C'est un vétéran de la lutte pour les droits amérindiens qui s'est éteint le 15 mars 2024. Né en 1957 dans une famille Kali’na à Awala Yalimapo, Jean-Pierre Joseph a participé aux premières heures du mouvement amérindien dans les années 80 et à la lutte pour la reconnaissance des droits autochtones sur les terres guyanaises.
En 1987, il fait notamment partie des militants qui ont interpellé le préfet de Guyane afin que le décret reconnaissant les droits d’usages collectifs sur les terrains domaniaux, signé par Jacques Chirac la même année, soit réellement appliqué.
Restitution des terres
Son impact a très vite été visible localement. C'est grâce à Jean-Pierre Joseph, cofondateur de l'association Abakani que le village de Paddock, dans la région de Saint-Laurent du Maroni et dont est originaire sa mère, a réussi à se voir restituer 5000 hectares de terres.

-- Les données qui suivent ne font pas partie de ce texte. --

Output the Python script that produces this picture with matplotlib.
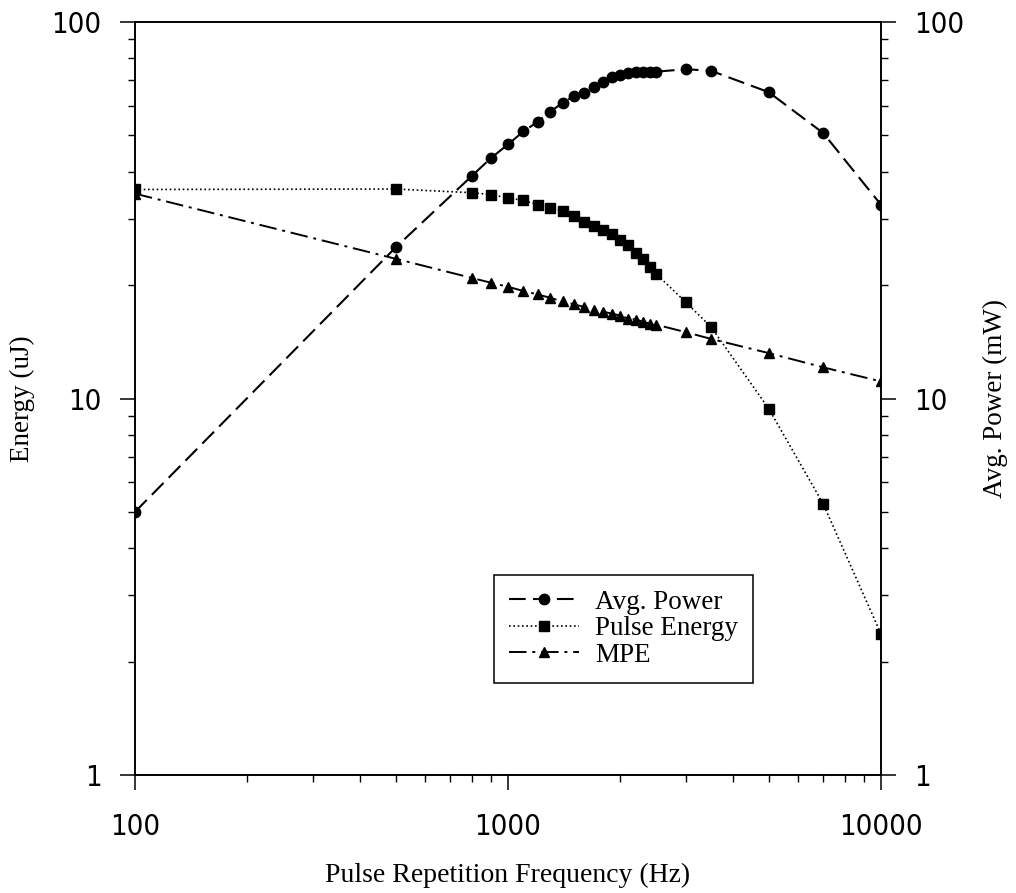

« Dès qu’il est rentré des études en métropole, il s’est lancé dans ce combat qui a été très long. L'association réclamait aussi une concession que le village n’a obtenue que l’année dernière », se souvient Franck Appolinaire, qui l’a côtoyé à plusieurs rendez-vous de la cause autochtone.
Depuis les années 80 et son engagement sur la question foncière, Jean-Pierre Joseph n'a cessé d'être le compagnon de route de plusieurs figures majeures de la cause amérindienne, dont les frères Félix et Alexis Tiouka, Paul Henri, Thomas Appolinaire ou encore Michel Thérèse.
Au cours de sa vie, le militant Kali'na, père de quatre enfants, a connu plusieurs postes de responsabilité. Il a notamment été collaborateur aux affaires amérindiennes à la mairie de Saint Laurent et directeur de cabinet à celle de Camopi.
En 1996 c’est lui que l’on nomme secrétaire général pour la mise en place de la symbolique cérémonie du 500 ème anniversaire de l’arrivée de Christophe Colomb sur le continent américain. Plus récemment, la Guyane lui doit aussi la mise en place des journées des peuples autochtones à Cayenne de 2012 à 2017.
Centre Kalawachi
Son héritage principal restera sans doute le centre amérindien Kalawachi, près de Kourou. Après des années de lutte aux côtés de sa femme et de son frère pour obtenir des terrains et des financements, le centre a pu être inauguré en 2009. Il vise à « promouvoir la culture amérindienne dans toute sa diversité ». Un mantra pour Jean-Pierre Joseph.
Depuis son décès, à 67 ans dans l'Hexagone où il vivait depuis plusieurs années avec sa femme, d’origine métropolitaine, les hommages se succèdent. L’association Kalawachi regrette la perte d’un « grand militant de la cause amérindienne », dans une tribune publiée dans France Guyane.
François Ringuer, maire de Kourou loue une « figure emblématique de Kourou » tandis que le Comité de tourisme de Guyane évoque tout « un pan de l’histoire qui s’éteint ». « C’était quelqu’un qui savait parler très sérieusement sur des dossiers compliqués, et la seconde d’après, détendre tout le monde avec une blague. Ça, c’était vraiment son tempérament », se souvient de son côté Franck Appolinaire.
La dernière interview à Guyane la première de Jean-Pierre Joseph s'est aussi faite sous le signe de la lutte. En 2018, il avait soutenu la lutte du village de Paddock contre le projet d'hydrocarbures de la SARA qui menaçait la zone de subsistance des habitants. Le projet a depuis été abandonné.
Ces derniers mois, la cause amérindienne a connu plusieurs deuils avec la disparition d’Henri Joseph, son frère et camarade de lutte puis d'Alexis Tiouka. Les obsèques de Jean-Pierre Joseph ont eu lieu le 21 mars au crématorium de Beaucaire, dans le département du Gard.